When a political party is brought to political power in a neocolonial situation through the support of the people, the key to delivery of its promises to the people is the issue of the land. Agricultural land cannot be concentrated in few hands, be they national or foreign. The state, acting on behalf of the people, must nationalize the land, and turn it over to the political control of the people, or distribute it directly to the people as individual or collective property. Such decisive steps of agrarian reform were taken following the triumph of popular, socialist revolutions in Vietnam, China, and Cuba, with the result that in these nations, the question of the land was resolved decades ago, and rural socioeconomic development has been the result.

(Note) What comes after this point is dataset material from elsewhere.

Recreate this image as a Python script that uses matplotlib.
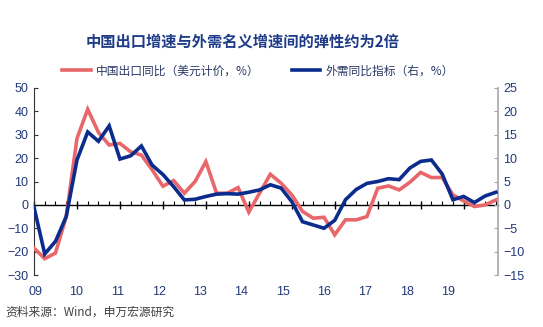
import matplotlib.pyplot as plt
import numpy as np
from matplotlib.ticker import MultipleLocator

plt.rcParams['font.family'] = ['Liberation Sans', 'Noto Sans CJK SC', 'DejaVu Sans']

# quarterly, 2009Q1 - 2019Q4
export_yoy = [-18.5, -23, -20.6, -5, 28.4, 40.9, 31, 25.6, 26.3, 22.7, 21.3, 15,
              8, 10.4, 5, 10, 18.5, 5, 5, 7.4, -3.1, 5, 13.1, 9.3,
              4.3, -2.8, -5.7, -5.3, -12.8, -6.4, -6.4, -5, 7.1, 8.1, 6.4, 9.7,
              13.9, 11.7, 11.7, 4.3, 1.7, -0.7, 0, 2.1]
demand_yoy = [-0.5, -10.5, -7.8, -2.5, 9.6, 15.6, 13.6, 16.9, 9.8, 10.5, 12.6, 8.5,
              6.5, 3.9, 1.05, 1.2, 1.8, 2.3, 2.4, 2.3, 2.7, 3.2, 4.3, 3.6,
              0.7, -3.6, -4.3, -5, -3.3, 1.1, 3.3, 4.6, 5.0, 5.6, 5.4, 7.9,
              9.3, 9.6, 6.6, 1.1, 1.8, 0.5, 1.9, 2.7]
year_labels = ['09', '10', '11', '12', '13', '14', '15', '16', '17', '18', '19']

red = '#E8676A'
blue = '#0B2C8C'
navy = '#22397A'

q = np.arange(len(export_yoy))

fig = plt.figure(figsize=(5.43, 3.27), dpi=100)
ax = fig.add_axes([34 / 543, 1 - 275 / 327, 464 / 543, 187 / 327])
ax2 = ax.twinx()

l1, = ax.plot(q, export_yoy, color=red, lw=2.6, solid_joinstyle='miter', zorder=3)
l2, = ax2.plot(q, demand_yoy, color=blue, lw=2.6, solid_joinstyle='miter', zorder=3)

ax.set_xlim(0, 43.2)
ax.set_ylim(-30, 50)
ax2.set_ylim(-15, 25)
ax.yaxis.set_major_locator(MultipleLocator(10))
ax2.yaxis.set_major_locator(MultipleLocator(5))

for s in ['top', 'right']:
    ax.spines[s].set_visible(False)
for s in ['top', 'left', 'bottom']:
    ax2.spines[s].set_visible(False)
ax.spines['left'].set_color('#333333')
ax.spines['left'].set_linewidth(0.8)
ax2.spines['right'].set_color('#A6A6A6')
ax2.spines['right'].set_linewidth(1.2)

# category axis crossing at zero
ax.spines['bottom'].set_position(('data', 0))
ax.spines['bottom'].set_color('black')
ax.spines['bottom'].set_linewidth(1.0)
ax.xaxis.set_major_locator(MultipleLocator(4))
ax.xaxis.set_minor_locator(MultipleLocator(1))
ax.tick_params(axis='x', which='major', direction='inout', length=6, width=1, labelbottom=False)
ax.tick_params(axis='x', which='minor', direction='in', length=3, width=0.8)

ax.tick_params(axis='y', direction='in', length=3, color='#333333', labelsize=9, labelcolor=navy, pad=4)
ax2.tick_params(axis='y', direction='in', length=3, color='#A6A6A6', labelsize=9, labelcolor=navy, pad=4)

# year labels sit under the plot, on a slightly narrower scale than the ticks
sec = ax.secondary_xaxis('bottom', functions=(lambda x: (10.74 * x - 1) / 41.3,
                                              lambda u: (41.3 * u + 1) / 10.74))
sec.set_xticks(range(len(year_labels)))
sec.set_xticklabels(year_labels)
sec.spines['bottom'].set_visible(False)
sec.tick_params(length=0, labelsize=9, labelcolor=navy, pad=8)

fig.text(243 / 543, 1 - 42 / 327, '中国出口增速与外需名义增速间的弹性约为2倍',
         ha='center', va='center', fontsize=11, fontweight='bold', color='#1F3C88',
         family=['Noto Sans CJK SC', 'DejaVu Sans'])

fig.legend([l1, l2], ['中国出口同比（美元计价，%）', '外需同比指标（右，%）'],
           loc='center', bbox_to_anchor=(258 / 543, 1 - 71 / 327), ncol=2,
           frameon=False, handlelength=2.4, handletextpad=0.4, columnspacing=2.8,
           prop={'family': ['Noto Sans CJK SC', 'DejaVu Sans'], 'size': 8.5},
           labelcolor='#2B3A67')

fig.text(5 / 543, 1 - 312 / 327, '资料来源：Wind，申万宏源研究', ha='left', va='center',
         fontsize=8.5, color='#404040', family=['Noto Sans CJK SC', 'DejaVu Sans'])

fig.savefig('out.png', dpi=100)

In many nations of Asia, Africa, and Latin America, decisive steps of agrarian reform were not taken, with the consequence that the issue of the land remains unresolved, and it is continually present as a source of inequality and potential conflict.
In the case of India, in contrast to China, there has not been the taking of power by a political party that defends the common interests of the people against the claims of the national and international capitalist class. However, significant concessions have been made to the historic demands and needs of farmers and the people: a system of government-run wholesale markets and minimum prices for farm produce, tied to food distribution to the poor. If the people were to take political power, these structures could be strengthened and expanded.
But the three Farm Laws of 2020 go in the wrong direction. They point to a truly nightmarish neoliberal world: a countryside without towns or people, only tractors, fertilizers, and modified-plant species neatly aligned in rows; and cities overrun with people, with entire zones engulfed in human insecurity and social chaos. A post-modern world in which no one knows of the social justice teachings of ancient prophets and modern revolutionaries. These draconian laws have been repealed by the united force of the people, led by the Indian farmers’ movement.
Can the peoples of India built upon the victory of the Indian farmers’ movement to forge a united political movement that is able to take control of the state and redirect it toward the satisfaction of human needs, in the name of and in defense of the people? Can the peoples of other nations do the same, so that various nations can cooperate in the construction of a more just and sustainable world? China, Vietnam, DPRK, Cuba, Nicaragua, Iran, Venezuela, and Bolivia are showing the necessary road. May all of humanity learn from their inspiring examples.